Dividing that bed from an adjoining lawn, tall lavenders and nicotianas tumble either side of a gravelled path, on which stood a wheelbarrow of deadheaded Dahlia blooms, a clue to the garden’s immaculate presentation. The path continues beyond domed yews to a metal pergola-covered green alley, square slabs set into the gravel at an angle to create a diamond pattern. Luminous autumn crocus (Colchicum autumnale) illuminate the edge of this secret path which divides the next two rooms in the garden, the White Garden and the Sunken Garden.




Entered via an archway in a Wisteria laden wooden trellis screen, the White Garden’s restrained colour palette creates a calm tranquil atmosphere. The lawn snakes around imposing yew drums, embedded between which white dahlias (including the single-flowered ‘Twynings After Eight’) and tall Nicotiana sylvestnis dazzle against the dark green of the yew.



The Sunken Garden comprises a rectangle within a rectangle, a narrow strip of grass separating the planted sections. Repetitions of the shuttlecock fern (Matteuccia struthiopteris), blue/grey Euphorbias and ribbed-leafed hostas provide an understated backdrop for the stars of the show, dozens of dahlias in warm shades from peach through soft orange to scarlet and crimson. The skilful staking which must surely have been necessary to support the taller and larger flowered decorative dahlias was all but invisible.







Seated at a trestle table near the tearoom was Mary, one of the garden team, who generously shared her expertise in the annual propagation of many hundreds of dahlias, demonstrating the technique for taking cuttings from stored tubers early in the season. Arrayed on the table were several vases each containing a single bloom, in bright and pastel colours and of differing shapes: single, cactus, pompon, waterlily, collarette and the large bloomed decorative. By mid November, ideally after the first frost, the dahlias are dug up and dried off for a week or so. The stalks are cut down to 2 or 3 inches and the tubers are covered with dry compost or shredded newspaper in fruit crates and stored in every conceivable space that can be found, protected from frost, damp and mice. 60% of the dahlias in the garden are grown from cuttings. The rest are last year’s tubers or new varieties. Some are also grown from seed. Cuttings taken in January are started off in heated propagators. The new shoots from the tuber are sliced off with a small piece of tuber attached and dipped into rooting compound before being planted into pots with four other cuttings, watered and covered with a plastic bag.

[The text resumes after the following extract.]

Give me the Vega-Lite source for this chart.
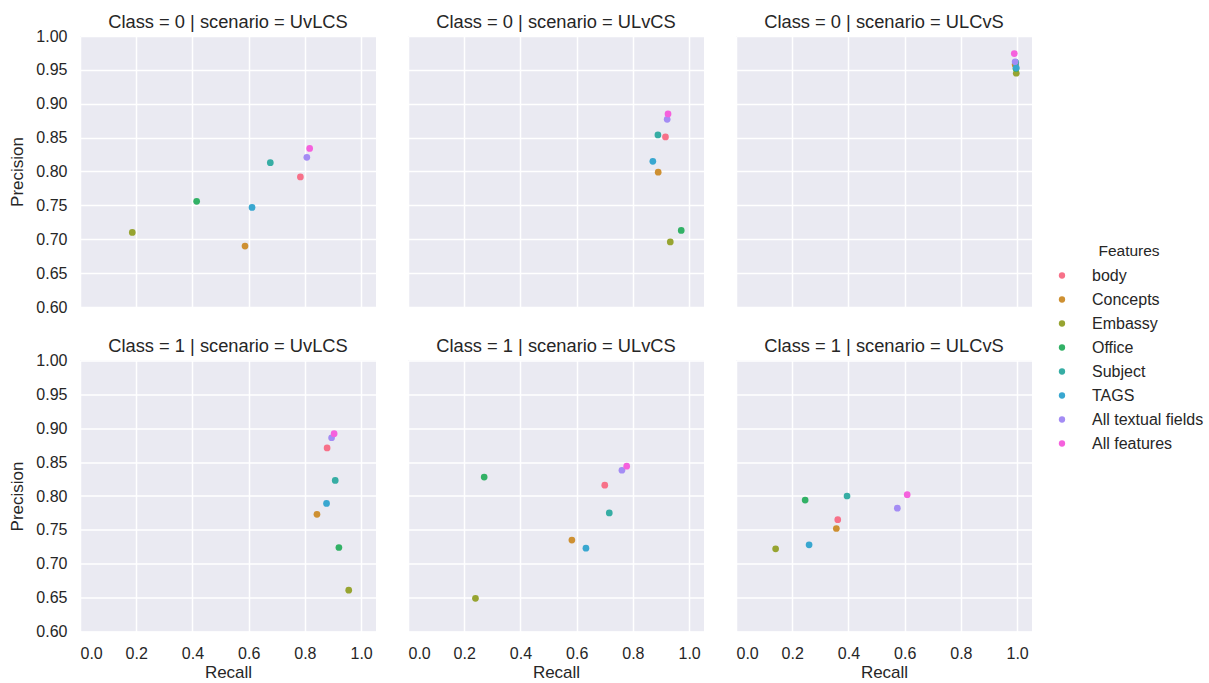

The varieties Mary showed us included:
- ‘Karma Prospero’: a longlasting waterlily style decorative dahlia
- ‘Karma Choc’: a deep chocolatey red, good for flower arranging
- ‘Spartacus’: a velvety red dinnerplate sized decorative dahlia
- ‘Belle of Barmera’: terracotta fades to soft pink and buff
- ‘Café au Lait’: cream blush blooms, a favourite for wedding bouquets
- ‘Labyrinth’: apricot orange with wavy petals
- ‘Honka Fragile’: White star shape with red edging







Massed tulip planting takes place before Christmas in preparation for a magnificent display each April. Judging by the impact the dahlias make, I can only imagine the spectacle that awaits visitors to this beautiful garden next spring.
Next time…..I pay a return visit to Chenies Manor. Having concentrated on the central areas of the garden on my first visit, I saw neither the Kitchen Garden nor the Physic Garden and have booked tickets to return with friends later this week. And I plan to take a closer look at the ancient oak tree with its royal connections.
It’s a very romantic setting. Thanks for giving us such a good look inside. I’ve never been but you make it look very tempting.
So pleased you enjoyed your visit to Chenies Manor House and Gardens – and thta you are making a return kourney to see the gardens that you missed!
I enjoyed my ‘virtual visit’ to Chenies – looking forward to the next one! 🙂
Great blog.Stunning garden
This garden’s on my list to visit in 2021 – looks like a beautiful place. The selection of dahlias is amazing.